Fiashly said:
Well maybe I am incorrect in saying so but isn't it the date of the end of the long count in the Mayan calendar? That would roughly correspond with the end of a millenium or whatever other aribitrary date rollover you can think of. Its like when your odomoter rolls over on the car, its cool and uncommon but carries no intrinsic meaning. The units of measure are to some degree arbitrary. Y2K is a result of our having inherited the arabic system of numbers which is a base 10 numbering system. If we had a different numbering system these kinds of numerical rollovers would happen at different times. But none of it changes the fact that it is still just an artifact of the counting system used. All of the significance that is attached to it is not from the Mayan's own writings from what I understand. The significance is attached by other people who choose to interpret a deeper meaning in it. There is a nova episode about decoding the Mayan writing which is pretty informative. It doesn't really address the hype around 2012 but it does explain the dating system they use and what the date (end of the long count) means from a purely factual basis.
Yes it is the end of their long count, which corresponds to 5125 years. Y2K had nothing to do with cycles of time, it had to do with computers supposedly not recognizing the changeover from 1999 to 2000, which was in fact just 99 to 00(early computers needed all the space they could get due to their lack of memory, so the majority of them only counted years with 2 units). It was a potential computer problem, recognized only a few years before 2000...and had nothing to do with cycles of time as the Mayan Calendar does.
In addition, the Gergorian calendar is linear(and until recently highly inaccurate), whereas the Mayan is cyclical (and extremely accurate, in fact far far more accurate when it was created thousands of years ago than the one we currently use today). Big difference.
I have watched that Nova program, it is a very good one, but only goes into how they eventually deciphered the symbology of the Mayan writing, but did not go into any more detail about what it actually said besides lineages. There are writings about the significance of each cycle of Mayan time, those of Chalam Balam which contain Tun and Katun predictions. These are from the Mayan's own writing.
Then why are we talking in terms of 2012 at all? If it has nothing to do with a date then we could just as well be talking in terms of the 21st century in which case you would probably get a lot less objection.
Becasue it is about a process that happens over a period of time. They are guideposts to when certain changes occur due to the cyclial nature of time. It is not as if anything changes on one particular day, but the time period around that is where the change occurs. The 20 year period around 2012 is when the changes are to take place, but they begin before that date as well...building in intensity.
It could just be a huge coincidence that the world is changing so fast and significantly at this point in time, a point in time predicted by a calendar made 3000 years ago. 3000 years ago...and they are hitting the nail right on the head...coincidence, maybe, but that is pretty remarkable. We are on the verge of a discovery, or a revalation that will change us forever. I don't know what it is, but can't you sense or feel it? We are on the verge of a paradigm shift.
Which is essentially what I am saying. Maybe you took offense to my sarcasm or irreverence, if so I apologize.

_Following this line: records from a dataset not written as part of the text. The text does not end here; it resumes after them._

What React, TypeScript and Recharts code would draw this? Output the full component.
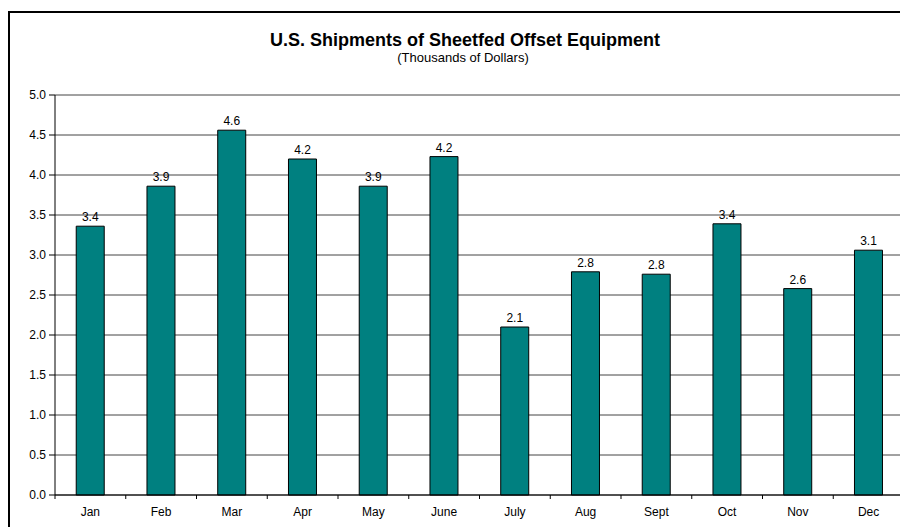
import { BarChart, Bar, XAxis, YAxis, CartesianGrid, LabelList } from 'recharts';

const months = ['Jan', 'Feb', 'Mar', 'Apr', 'May', 'June', 'July', 'Aug', 'Sept', 'Oct', 'Nov', 'Dec'];
const shipments = [3.36, 3.86, 4.56, 4.2, 3.86, 4.23, 2.1, 2.79, 2.76, 3.39, 2.58, 3.06];
const yTicks = [0, 0.5, 1, 1.5, 2, 2.5, 3, 3.5, 4, 4.5, 5];

const data = months.map((m, i) => ({ month: m, value: shipments[i] }));

const font = '"Liberation Sans", Arial, sans-serif';

// Excel style: tick marks sit between categories, label in the middle
const MonthTick = (props: any) => {
  const { x, y, payload, index } = props;
  const half = payload.offset || 0;
  const axisY = y - 12;
  return (
    <g>
      <line x1={x - half} x2={x - half} y1={axisY} y2={axisY + 4} stroke="#000" />
      {index === months.length - 1 && (
        <line x1={x + half} x2={x + half} y1={axisY} y2={axisY + 4} stroke="#000" />
      )}
      <text x={x} y={y} dy="0.71em" textAnchor="middle" fill="#000" fontSize={12} fontFamily={font}>
        {payload.value}
      </text>
    </g>
  );
};

const App = () => {
  return (
    <div style={{ position: 'relative', width: 900, height: 519, fontFamily: font }}>
      {/* frame, only top and left edges show in the picture */}
      <div
        style={{
          position: 'absolute',
          left: 0,
          top: 3,
          width: 910,
          height: 530,
          borderTop: '2px solid #000',
          borderLeft: '2px solid #000',
        }}
      />
      <div
        style={{
          position: 'absolute',
          left: 0,
          top: 22,
          width: 914,
          textAlign: 'center',
          fontWeight: 'bold',
          fontSize: 18,
          color: '#000',
        }}
      >
        U.S. Shipments of Sheetfed Offset Equipment
      </div>
      <div
        style={{
          position: 'absolute',
          left: 0,
          top: 42,
          width: 910,
          textAlign: 'center',
          fontSize: 13,
          color: '#000',
        }}
      >
        (Thousands of Dollars)
      </div>
      <div style={{ position: 'absolute', left: 0, top: 0 }}>
        <BarChart
          width={900}
          height={519}
          data={data}
          margin={{ top: 87, right: 4, left: 7, bottom: 2 }}
          barCategoryGap="30%"
        >
          <CartesianGrid vertical={false} stroke="#444" strokeWidth={1} />
          <XAxis
            dataKey="month"
            height={30}
            axisLine={{ stroke: '#000' }}
            tickLine={false}
            tickMargin={6}
            tick={<MonthTick />}
            interval={0}
          />
          <YAxis
            domain={[0, 5]}
            ticks={yTicks}
            width={40}
            axisLine={{ stroke: '#000' }}
            tickLine={{ stroke: '#000' }}
            tickSize={6}
            tickMargin={3}
            tick={{ fill: '#000', fontSize: 12, fontFamily: font }}
            tickFormatter={(v: number) => v.toFixed(1)}
          />
          <Bar dataKey="value" fill="#008080" stroke="#000" strokeWidth={1} isAnimationActive={false}>
            <LabelList
              dataKey="value"
              position="top"
              offset={5}
              fill="#000"
              fontSize={12}
              fontFamily={font}
              formatter={(v: number) => v.toFixed(1)}
            />
          </Bar>
        </BarChart>
      </div>
    </div>
  );
};

export default App;
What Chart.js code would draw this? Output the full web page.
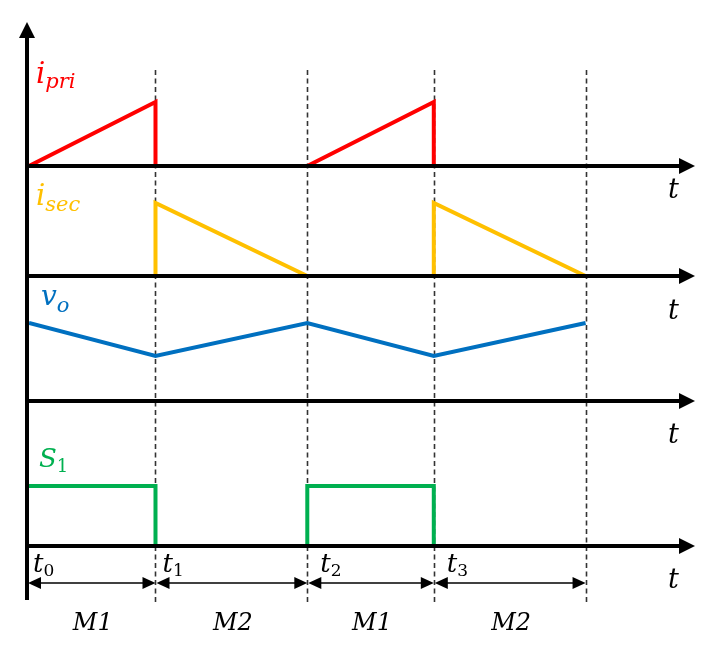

I certainly did not mean offense to anyone on any side of the issue, I was simply pointing out (in my own way, however ineffective it sometimes is) that the significance and meaning attached to the date (because the thread title says 2012) is not generated from the same elements as the date itself. The Mayan calendar is not a count down to the end of the world any more than our calendar is.
That has been the point of argumentation on this thread. The OP stated that 2012 had been debunked thoroughly because someone gave some evidence that the end of the world was not a legitimate interpretation of the calendar. To which I agreed, but it missed the real meaning of this period of time.
It is a countdown to a new cycle of time, as every beginning is some other beginnings end.